Problem statement>
Return the lines below exactly, from the first line to the line that contains "const gridValues = [100, 200, 300, 400];". Leave out pictures.

[start of Information shown]

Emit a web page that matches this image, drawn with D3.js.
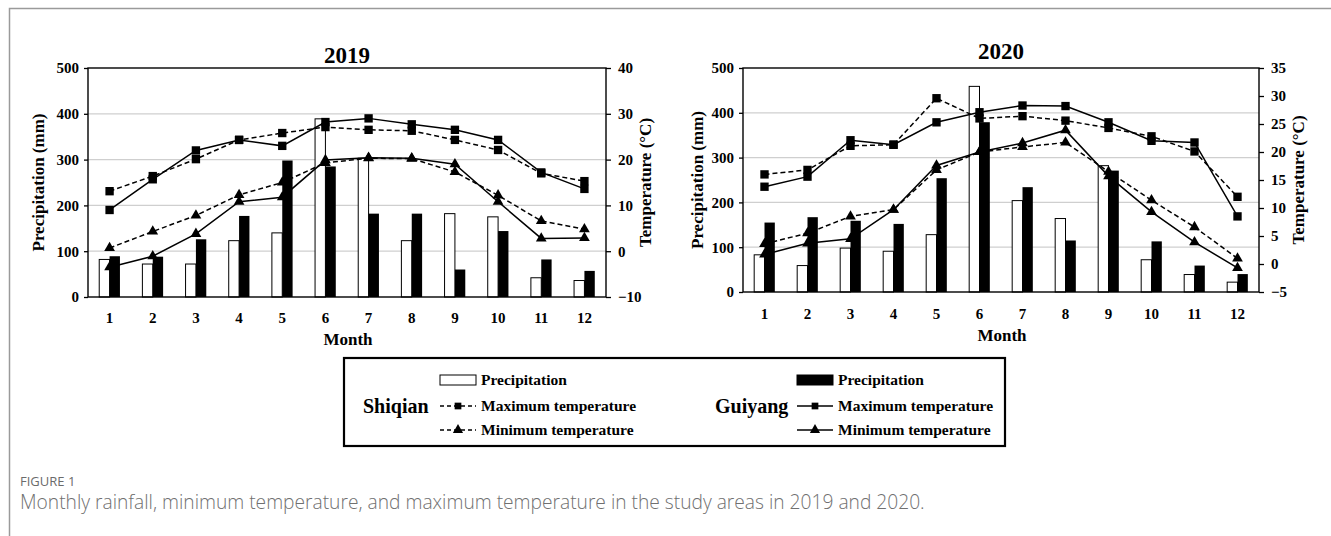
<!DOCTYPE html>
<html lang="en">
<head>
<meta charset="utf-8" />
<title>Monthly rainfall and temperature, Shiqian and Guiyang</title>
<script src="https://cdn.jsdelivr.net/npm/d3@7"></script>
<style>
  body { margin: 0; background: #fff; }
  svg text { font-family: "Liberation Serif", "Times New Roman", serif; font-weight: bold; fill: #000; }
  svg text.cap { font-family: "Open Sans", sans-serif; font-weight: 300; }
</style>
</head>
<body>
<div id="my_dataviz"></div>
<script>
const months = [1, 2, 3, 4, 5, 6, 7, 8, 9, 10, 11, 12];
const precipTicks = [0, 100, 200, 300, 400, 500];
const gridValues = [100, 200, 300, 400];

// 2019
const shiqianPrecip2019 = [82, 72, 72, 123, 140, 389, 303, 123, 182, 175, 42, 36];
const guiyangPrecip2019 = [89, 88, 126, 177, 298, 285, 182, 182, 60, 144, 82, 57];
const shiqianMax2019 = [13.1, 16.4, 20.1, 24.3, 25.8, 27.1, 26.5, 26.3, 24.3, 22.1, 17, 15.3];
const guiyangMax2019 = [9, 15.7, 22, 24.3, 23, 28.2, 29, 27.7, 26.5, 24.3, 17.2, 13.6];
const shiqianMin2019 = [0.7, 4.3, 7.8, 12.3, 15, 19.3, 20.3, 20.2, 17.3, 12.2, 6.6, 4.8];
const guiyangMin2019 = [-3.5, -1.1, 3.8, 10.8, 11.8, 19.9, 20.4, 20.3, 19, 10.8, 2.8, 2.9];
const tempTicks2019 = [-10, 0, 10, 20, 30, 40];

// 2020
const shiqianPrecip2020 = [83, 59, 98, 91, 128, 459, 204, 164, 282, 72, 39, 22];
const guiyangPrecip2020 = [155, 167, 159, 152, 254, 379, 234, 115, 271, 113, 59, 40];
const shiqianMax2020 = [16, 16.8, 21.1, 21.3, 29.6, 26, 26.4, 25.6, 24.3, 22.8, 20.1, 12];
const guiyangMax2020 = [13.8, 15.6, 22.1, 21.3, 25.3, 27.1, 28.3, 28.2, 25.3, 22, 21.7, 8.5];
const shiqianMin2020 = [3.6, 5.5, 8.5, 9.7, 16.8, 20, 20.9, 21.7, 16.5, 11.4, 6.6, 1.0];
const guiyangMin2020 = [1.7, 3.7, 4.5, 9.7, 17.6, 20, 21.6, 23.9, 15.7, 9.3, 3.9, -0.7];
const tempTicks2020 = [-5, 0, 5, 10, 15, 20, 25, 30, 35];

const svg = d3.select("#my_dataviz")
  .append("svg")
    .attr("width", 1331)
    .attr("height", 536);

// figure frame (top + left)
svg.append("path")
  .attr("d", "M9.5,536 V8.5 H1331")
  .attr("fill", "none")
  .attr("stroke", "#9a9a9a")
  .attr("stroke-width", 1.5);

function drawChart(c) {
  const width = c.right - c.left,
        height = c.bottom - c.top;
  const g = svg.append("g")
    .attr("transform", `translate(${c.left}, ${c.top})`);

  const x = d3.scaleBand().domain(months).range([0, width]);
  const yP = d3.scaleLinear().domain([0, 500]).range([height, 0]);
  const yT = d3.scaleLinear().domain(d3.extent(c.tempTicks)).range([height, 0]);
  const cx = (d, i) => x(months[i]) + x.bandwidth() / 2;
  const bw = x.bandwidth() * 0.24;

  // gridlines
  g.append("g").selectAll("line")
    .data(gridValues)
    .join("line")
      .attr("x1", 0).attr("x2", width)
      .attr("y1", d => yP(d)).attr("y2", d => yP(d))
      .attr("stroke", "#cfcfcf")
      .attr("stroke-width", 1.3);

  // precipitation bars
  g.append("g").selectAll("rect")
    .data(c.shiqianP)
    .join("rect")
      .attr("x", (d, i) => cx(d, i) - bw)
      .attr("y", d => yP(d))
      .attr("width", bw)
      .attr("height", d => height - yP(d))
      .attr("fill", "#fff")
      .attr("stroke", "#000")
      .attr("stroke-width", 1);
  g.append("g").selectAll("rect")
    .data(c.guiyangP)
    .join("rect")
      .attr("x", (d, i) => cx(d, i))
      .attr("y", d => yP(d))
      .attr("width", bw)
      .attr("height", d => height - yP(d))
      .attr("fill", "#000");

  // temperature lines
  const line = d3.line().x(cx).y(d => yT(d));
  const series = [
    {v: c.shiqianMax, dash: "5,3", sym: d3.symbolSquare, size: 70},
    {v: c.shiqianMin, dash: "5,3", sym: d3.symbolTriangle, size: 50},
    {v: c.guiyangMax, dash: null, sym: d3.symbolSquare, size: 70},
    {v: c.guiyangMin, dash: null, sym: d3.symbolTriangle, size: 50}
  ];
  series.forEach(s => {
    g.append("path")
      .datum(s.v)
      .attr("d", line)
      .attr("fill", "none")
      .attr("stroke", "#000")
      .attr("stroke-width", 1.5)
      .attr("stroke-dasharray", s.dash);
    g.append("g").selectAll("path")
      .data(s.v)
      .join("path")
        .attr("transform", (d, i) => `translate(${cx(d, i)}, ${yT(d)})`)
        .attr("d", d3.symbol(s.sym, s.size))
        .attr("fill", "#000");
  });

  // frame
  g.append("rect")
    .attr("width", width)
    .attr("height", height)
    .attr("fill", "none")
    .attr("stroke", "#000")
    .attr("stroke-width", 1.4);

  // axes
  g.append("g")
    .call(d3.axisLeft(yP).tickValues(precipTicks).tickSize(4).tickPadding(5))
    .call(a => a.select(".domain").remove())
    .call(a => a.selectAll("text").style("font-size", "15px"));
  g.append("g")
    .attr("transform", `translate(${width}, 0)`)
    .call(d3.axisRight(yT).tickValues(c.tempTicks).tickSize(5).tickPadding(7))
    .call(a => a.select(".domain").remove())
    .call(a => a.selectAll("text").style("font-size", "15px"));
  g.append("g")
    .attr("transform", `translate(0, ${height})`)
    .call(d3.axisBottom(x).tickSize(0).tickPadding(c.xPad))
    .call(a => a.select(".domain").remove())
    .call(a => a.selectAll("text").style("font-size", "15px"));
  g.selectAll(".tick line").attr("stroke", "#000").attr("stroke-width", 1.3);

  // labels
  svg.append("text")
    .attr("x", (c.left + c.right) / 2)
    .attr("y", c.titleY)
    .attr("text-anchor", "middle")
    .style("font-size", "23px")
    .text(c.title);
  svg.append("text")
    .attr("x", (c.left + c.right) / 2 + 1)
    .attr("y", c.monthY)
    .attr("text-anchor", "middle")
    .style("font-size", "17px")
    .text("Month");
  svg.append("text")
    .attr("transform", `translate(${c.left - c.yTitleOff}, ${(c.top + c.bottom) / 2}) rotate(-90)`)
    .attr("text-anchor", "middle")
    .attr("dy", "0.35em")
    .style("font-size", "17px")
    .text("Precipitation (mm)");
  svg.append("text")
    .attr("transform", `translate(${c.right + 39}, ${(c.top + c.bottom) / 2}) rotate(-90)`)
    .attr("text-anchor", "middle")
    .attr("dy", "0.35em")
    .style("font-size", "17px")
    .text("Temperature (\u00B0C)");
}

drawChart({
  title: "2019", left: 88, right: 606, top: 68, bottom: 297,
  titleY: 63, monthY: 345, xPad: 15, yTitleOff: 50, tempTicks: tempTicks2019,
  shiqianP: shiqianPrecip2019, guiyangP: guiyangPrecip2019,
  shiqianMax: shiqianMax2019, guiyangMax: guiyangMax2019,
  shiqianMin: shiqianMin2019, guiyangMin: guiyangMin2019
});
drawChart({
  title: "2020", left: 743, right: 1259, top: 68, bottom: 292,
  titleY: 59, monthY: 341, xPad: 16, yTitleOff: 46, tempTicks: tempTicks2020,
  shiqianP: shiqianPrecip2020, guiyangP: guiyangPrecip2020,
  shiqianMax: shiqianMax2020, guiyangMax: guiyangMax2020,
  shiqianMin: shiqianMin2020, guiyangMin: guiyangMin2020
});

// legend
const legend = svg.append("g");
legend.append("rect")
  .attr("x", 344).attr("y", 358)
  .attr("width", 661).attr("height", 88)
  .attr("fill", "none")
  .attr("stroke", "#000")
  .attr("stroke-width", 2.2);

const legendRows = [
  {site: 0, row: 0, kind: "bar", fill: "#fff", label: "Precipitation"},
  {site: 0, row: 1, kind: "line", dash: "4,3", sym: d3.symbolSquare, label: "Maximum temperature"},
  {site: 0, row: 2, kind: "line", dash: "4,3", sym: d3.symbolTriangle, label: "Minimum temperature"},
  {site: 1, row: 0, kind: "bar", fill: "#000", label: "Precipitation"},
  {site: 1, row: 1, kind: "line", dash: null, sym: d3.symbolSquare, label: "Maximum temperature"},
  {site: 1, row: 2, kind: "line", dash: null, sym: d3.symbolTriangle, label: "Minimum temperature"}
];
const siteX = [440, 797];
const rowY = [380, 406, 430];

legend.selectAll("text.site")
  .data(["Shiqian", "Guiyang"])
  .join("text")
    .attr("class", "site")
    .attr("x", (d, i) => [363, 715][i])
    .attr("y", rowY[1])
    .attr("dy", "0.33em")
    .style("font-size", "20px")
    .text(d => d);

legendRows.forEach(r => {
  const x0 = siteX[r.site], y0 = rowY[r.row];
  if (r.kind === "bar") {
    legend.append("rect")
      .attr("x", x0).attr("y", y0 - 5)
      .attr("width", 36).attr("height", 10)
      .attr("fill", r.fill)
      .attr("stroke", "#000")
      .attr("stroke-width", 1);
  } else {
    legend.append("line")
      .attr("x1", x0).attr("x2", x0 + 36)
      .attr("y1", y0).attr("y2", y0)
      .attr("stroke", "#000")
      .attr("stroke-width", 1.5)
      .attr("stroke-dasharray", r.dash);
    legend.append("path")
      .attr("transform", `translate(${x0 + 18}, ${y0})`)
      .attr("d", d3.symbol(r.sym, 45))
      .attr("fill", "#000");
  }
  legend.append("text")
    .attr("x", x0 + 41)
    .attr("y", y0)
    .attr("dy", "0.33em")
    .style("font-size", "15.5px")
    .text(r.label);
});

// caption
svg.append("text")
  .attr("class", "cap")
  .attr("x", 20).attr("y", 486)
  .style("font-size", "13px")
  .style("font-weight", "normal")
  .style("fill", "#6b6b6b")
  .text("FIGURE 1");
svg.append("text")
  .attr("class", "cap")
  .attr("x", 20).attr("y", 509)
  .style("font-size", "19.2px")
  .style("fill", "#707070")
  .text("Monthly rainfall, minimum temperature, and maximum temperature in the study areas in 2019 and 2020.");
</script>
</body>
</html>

[end of Information shown]

Response to the exercise>
Emit a web page that matches this image, drawn with D3.js.
<!DOCTYPE html>
<html lang="en">
<head>
<meta charset="utf-8" />
<title>Monthly rainfall and temperature, Shiqian and Guiyang</title>
<script src="https://cdn.jsdelivr.net/npm/d3@7"></script>
<style>
  body { margin: 0; background: #fff; }
  svg text { font-family: "Liberation Serif", "Times New Roman", serif; font-weight: bold; fill: #000; }
  svg text.cap { font-family: "Open Sans", sans-serif; font-weight: 300; }
</style>
</head>
<body>
<div id="my_dataviz"></div>
<script>
const months = [1, 2, 3, 4, 5, 6, 7, 8, 9, 10, 11, 12];
const precipTicks = [0, 100, 200, 300, 400, 500];
const gridValues = [100, 200, 300, 400];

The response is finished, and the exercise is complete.